Lawmaker seeks new information over phone hacking

Financial Times report claims the company was still paying Coulson's legal expenses

PTI | August 25, 2011



A leading lawmaker examining the country's phone hacking scandal on Wednesday called on Rupert Murdoch's news empire to confirm whether it is paying the legal fees of the former editor of the now shuttered News of The World tabloid.

Andy Coulson quit in 2007 as the editor of the tabloid after a reporter and a private investigator were jailed for hacking into the voicemails of royal staff. He served as communications chief to David Cameron, then Britain's opposition leader from late 2007 until January of this year.

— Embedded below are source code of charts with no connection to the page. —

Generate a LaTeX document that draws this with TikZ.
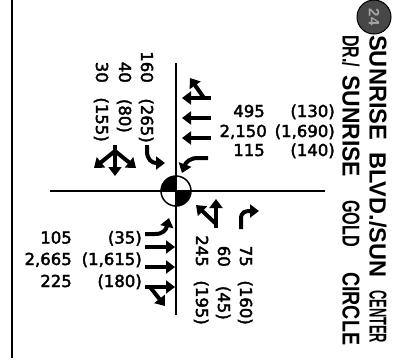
\documentclass[tikz,border=0pt]{standalone}
\usepackage{fontspec}
\setmainfont{DejaVu Sans}[FakeBold=2.5]
\newfontfamily\ttlfont{Liberation Sans}
\usetikzlibrary{arrows.meta}
\begin{document}
\begin{tikzpicture}[x=1pt,y=-1pt,
  road/.style={line width=2pt},
  lane/.style={line width=4pt,-{Triangle[length=9pt,width=13pt]}},
  vol/.style={font=\fontsize{16.5}{18}\selectfont,inner sep=0pt,anchor=base east},
  rvol/.style={vol,rotate=-90},
  ttl/.style={inner sep=0pt,rotate=-90,anchor=west}]
\useasboundingbox (0,0) rectangle (393,360);
% left border
\coordinate (bt) at (12,0);
\coordinate (bb) at (12,358);
\draw[line width=2pt] (bt) -- (bb);
% roads
\coordinate (rw) at (50,191);
\coordinate (re) at (325,191);
\coordinate (rn) at (176,63);
\coordinate (rs) at (176,315);
\draw[road] (rw) -- (re);
\draw[road] (rn) -- (rs);
% intersection symbol
\coordinate (c) at (176,191);
\fill[white] (c) circle[radius=15];
\fill (c) -- ++(180:15) arc[start angle=180,end angle=270,radius=15] -- cycle;
\fill (c) -- ++(0:15) arc[start angle=0,end angle=90,radius=15] -- cycle;
\draw[line width=1.5pt] (c) circle[radius=15];
\draw[road] (161,191) -- (191,191);
\draw[road] (176,176) -- (176,206);
% title badge
\node[circle,draw,line width=1pt,fill=black!72,minimum size=34pt,inner sep=0pt,
  text=black!35,font=\ttlfont\bfseries\fontsize{15}{15}\selectfont,rotate=-90] (badge) at (374,17) {24};
% title line 1
\node[ttl] (t1a) at (378,35) {\resizebox{105pt}{17pt}{\ttlfont\bfseries SUNRISE}};
\node[ttl] (t1b) at (378,152) {\resizebox{125pt}{17pt}{\ttlfont\bfseries BLVD./SUN}};
\node[ttl] (t1c) at (378,290) {\resizebox{53pt}{17pt}{\ttlfont\bfseries CENTER}};
% title line 2
\node[ttl] (t2a) at (351,35) {\resizebox{32pt}{17pt}{\ttlfont\bfseries DR./}};
\node[ttl] (t2b) at (351,75) {\resizebox{102pt}{17pt}{\ttlfont\bfseries SUNRISE}};
\node[ttl] (t2c) at (351,200) {\resizebox{47pt}{17pt}{\ttlfont\bfseries GOLD}};
\node[ttl] (t2d) at (351,272) {\resizebox{73pt}{17pt}{\ttlfont\bfseries CIRCLE}};
% westbound (top right)
\node[vol] (w1a) at (265,117) {495};
\node[vol] (w1b) at (335,117) {(130)};
\node[vol] (w2a) at (267,137) {2,150};
\node[vol] (w2b) at (335,137) {(1,690)};
\node[vol] (w3a) at (265,156) {115};
\node[vol] (w3b) at (335,156) {(140)};
\draw[lane] (211,98) -- (182,98);
\draw[lane] (204,98) -- (190,78);
\draw[lane] (211,118) -- (182,118);
\draw[lane] (211,138) -- (182,138);
\draw[lane] (208,158) -- (198,158) .. controls (190,158) and (186,162) .. (182,173);
% eastbound (bottom left)
\node[vol] (e1a) at (72,243.5) {105};
\node[vol] (e1b) at (142,243.5) {(35)};
\node[vol] (e2a) at (72,265) {2,665};
\node[vol] (e2b) at (142,265) {(1,615)};
\node[vol] (e3a) at (72,287) {225};
\node[vol] (e3b) at (142,287) {(180)};
\draw[lane] (145,234) -- (155,234) .. controls (163,234) and (166,230) .. (169,218);
\draw[lane] (145,247) -- (175,247);
\draw[lane] (145,267) -- (175,267);
\draw[lane] (145,287) -- (175,287);
\draw[lane] (150,287) -- (165,306);
% southbound (top left)
\node[rvol] (s1a) at (141,83) {160};
\node[rvol] (s1b) at (141,143) {(265)};
\node[rvol] (s2a) at (119,83) {40};
\node[rvol] (s2b) at (119,133) {(80)};
\node[rvol] (s3a) at (96,83) {30};
\node[rvol] (s3b) at (96,142) {(155)};
\draw[lane] (115,145) -- (115,176);
\draw[lane] (115,151) -- (94,168);
\draw[lane] (115,151) -- (136,168);
\draw[lane] (147,145) -- (147,151) .. controls (147,160) and (152,163) .. (165,163);
% northbound (bottom right)
\node[rvol] (n1a) at (240,267) {75};
\node[rvol] (n1b) at (240,325) {(160)};
\node[rvol] (n2a) at (218,267) {60};
\node[rvol] (n2b) at (218,320) {(45)};
\node[rvol] (n3a) at (196,267) {245};
\node[rvol] (n3b) at (196,325) {(195)};
\draw[lane] (216,228) -- (216,199);
\draw[lane] (215,223) -- (196,205);
\draw[lane] (241,229) -- (241,219) .. controls (241,212) and (245,211) .. (259,211);
\end{tikzpicture}
\end{document}
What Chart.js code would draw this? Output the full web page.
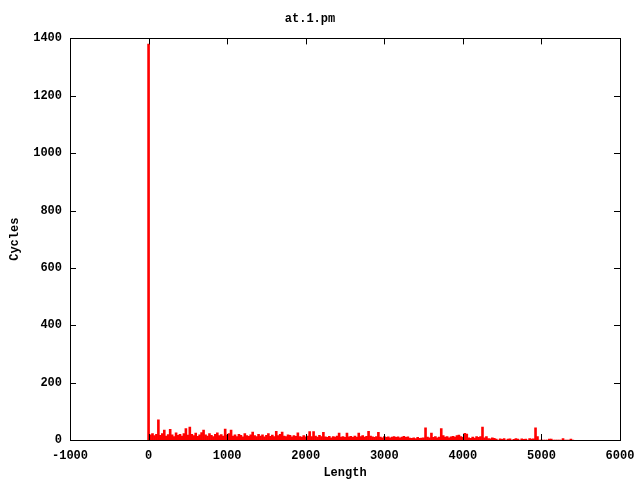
<!DOCTYPE html>
<html>
<head>
<meta charset="utf-8">
<script src="https://cdn.jsdelivr.net/npm/chart.js@4"></script>
<style>
  html, body { margin: 0; padding: 0; background: #fff; }
  #wrap { width: 640px; height: 480px; }
</style>
</head>
<body>
<div id="wrap"><canvas id="chart"></canvas></div>
<script>
// histogram of cycle counts per length (bin width 25)
var BIN = 25;
var cycles = [
  1380, 18, 22, 15, 20, 70, 16, 22, 35, 14,
  19, 37, 18, 12, 25, 16, 20, 14, 22, 40,
  17, 45, 20, 15, 24, 13, 18, 26, 35, 18,
  14, 22, 16, 12, 20, 25, 15, 19, 14, 38,
  17, 22, 35, 14, 18, 12, 20, 16, 11, 22,
  15, 13, 18, 28, 15, 12, 20, 14, 18, 11,
  16, 22, 13, 17, 12, 30, 15, 20, 28, 14,
  12, 18, 16, 11, 15, 13, 25, 12, 10, 15,
  11, 14, 29, 12, 29, 14, 10, 16, 12, 27,
  11, 9, 13, 8, 12, 10, 14, 24, 10, 12,
  9, 24, 11, 13, 9, 14, 10, 24, 12, 15,
  10, 13, 30, 14, 11, 9, 12, 27, 10, 8,
  12, 9, 11, 8, 10, 12, 9, 11, 8, 10,
  13, 9, 11, 7, 6, 8, 5, 9, 6, 7,
  8, 42, 10, 8, 24, 9, 12, 8, 10, 40,
  15, 10, 12, 8, 11, 13, 10, 15, 17, 12,
  9, 23, 21, 8, 6, 10, 7, 12, 9, 12,
  45, 8, 12, 5, 4, 8, 6, 3, 0, 4,
  2, 5, 0, 3, 4, 0, 2, 5, 3, 0,
  4, 2, 3, 0, 5, 3, 4, 42, 12, 0,
  0, 0, 0, 0, 3, 3, 0, 0, 0, 0,
  0, 5, 0, 0, 0, 3, 0
];
var lengths = cycles.map(function (v, i) { return i * BIN; });

var xTicks = [-1000, 0, 1000, 2000, 3000, 4000, 5000, 6000];
var yTicks = [0, 200, 400, 600, 800, 1000, 1200, 1400];

var FONT = { family: '"Liberation Mono", "DejaVu Sans Mono", monospace', size: 12, weight: 'bold' };

// gnuplot style frame with inward ticks on all four sides
var framePlugin = {
  id: 'frame',
  afterDraw: function (chart) {
    var ctx = chart.ctx, a = chart.chartArea;
    var xs = chart.scales.x, ys = chart.scales.y;
    var T = 6;
    ctx.save();
    ctx.strokeStyle = '#000';
    ctx.lineWidth = 1;
    ctx.beginPath();
    xTicks.forEach(function (v) {
      var px = Math.round(xs.getPixelForValue(v)) + 0.5;
      ctx.moveTo(px, a.bottom); ctx.lineTo(px, a.bottom - T);
      ctx.moveTo(px, a.top); ctx.lineTo(px, a.top + T);
    });
    yTicks.forEach(function (v) {
      var py = Math.round(ys.getPixelForValue(v)) + 0.5;
      ctx.moveTo(a.left, py); ctx.lineTo(a.left + T, py);
      ctx.moveTo(a.right, py); ctx.lineTo(a.right - T, py);
    });
    ctx.stroke();
    ctx.strokeRect(Math.round(a.left) + 0.5, Math.round(a.top) + 0.5,
      Math.round(a.right - a.left), Math.round(a.bottom - a.top));
    ctx.restore();
  }
};

function plain(v) { return String(v); }

new Chart(document.getElementById('chart'), {
  type: 'bar',
  data: {
    datasets: [{
      label: 'at.1.pm',
      data: lengths.map(function (x, i) { return { x: x, y: cycles[i] }; }),
      backgroundColor: '#ff0000',
      borderWidth: 0,
      barPercentage: 1.0,
      categoryPercentage: 1.0
    }]
  },
  options: {
    responsive: true,
    maintainAspectRatio: false,
    animation: false,
    layout: { padding: { left: 0, right: 20, top: 0, bottom: 0 } },
    plugins: {
      legend: { display: false },
      tooltip: { enabled: false },
      title: {
        display: true,
        text: 'at.1.pm',
        color: '#000',
        font: FONT,
        padding: { top: 12, bottom: 12 }
      }
    },
    scales: {
      x: {
        type: 'linear',
        min: -1000,
        max: 6000,
        offset: false,
        afterBuildTicks: function (s) { s.ticks = xTicks.map(function (v) { return { value: v }; }); },
        afterFit: function (s) { s.height = 40; s.paddingRight = 0; s.paddingLeft = 0; },
        grid: { display: false, drawTicks: false, tickLength: 0 },
        border: { display: false },
        ticks: { color: '#000', font: FONT, padding: 9, maxRotation: 0, autoSkip: false, callback: plain },
        title: { display: true, text: 'Length', color: '#000', font: FONT, padding: { top: 0, bottom: 0 } }
      },
      y: {
        min: 0,
        max: 1400,
        afterBuildTicks: function (s) { s.ticks = yTicks.map(function (v) { return { value: v }; }); },
        afterFit: function (s) { s.width = 70; },
        grid: { display: false, drawTicks: false, tickLength: 0 },
        border: { display: false },
        ticks: { color: '#000', font: FONT, padding: 8, callback: plain },
        title: { display: true, text: 'Cycles', color: '#000', font: FONT, padding: { top: 8, bottom: 0 } }
      }
    }
  },
  plugins: [framePlugin]
});
</script>
</body>
</html>
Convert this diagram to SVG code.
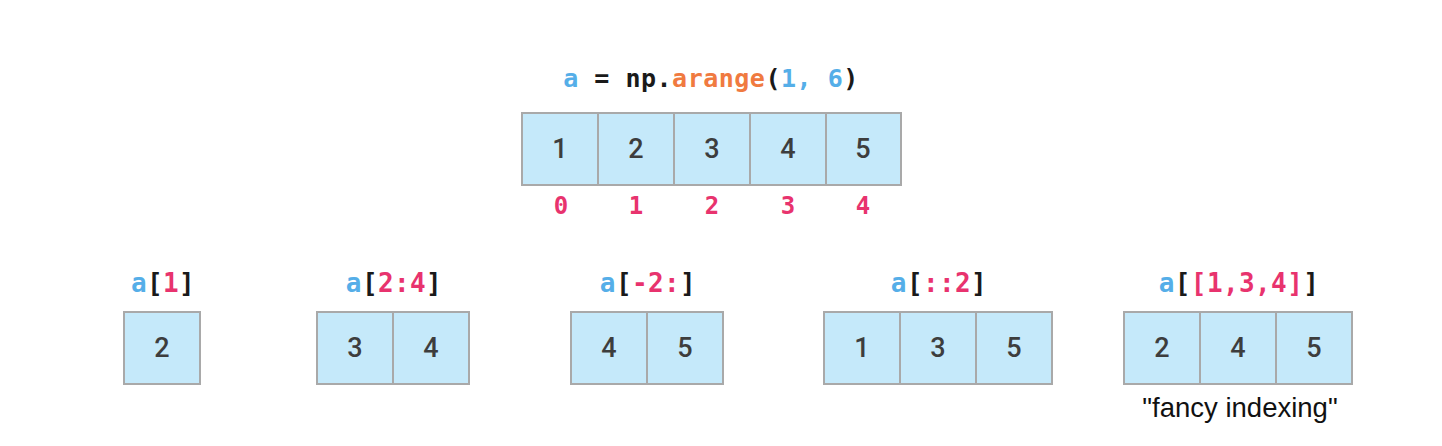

News Corp.'s British arm, News International, declined to comment Wednesday on a Financial Times report which claimed the company was still paying Coulson's legal expenses.

"What it is about this news and information conglomerate that prevents them from giving a yes or no reply to a straight question," opposition Labour Party lawmaker Tom Watson said.

Watson has been a leading figure in the campaign to expose illicit practices in British journalism, and is a member of Parliament's Culture, Media and Sport Committee, which is investigating the scandal.

"I call on James Murdoch to just say whether or not his company is paying Andy Coulson's legal fees," Watson told The Associated Press.

News International has also declined to discuss a previous BBC report that claimed Coulson received severance pay amounting to several hundred thousand dollars in the months after he quit in 2007, including during a period after he was working for Cameron.

The BBC, which did not cite sources, reported that Coulson had also kept his health care plan and company car. Coulson received a reported salary of about 300,000 pounds (USD 491,500) as editor of the tabloid.

Coulson is among 15 people arrested in case only one of whom has been cleared so far. He denies any wrongdoing.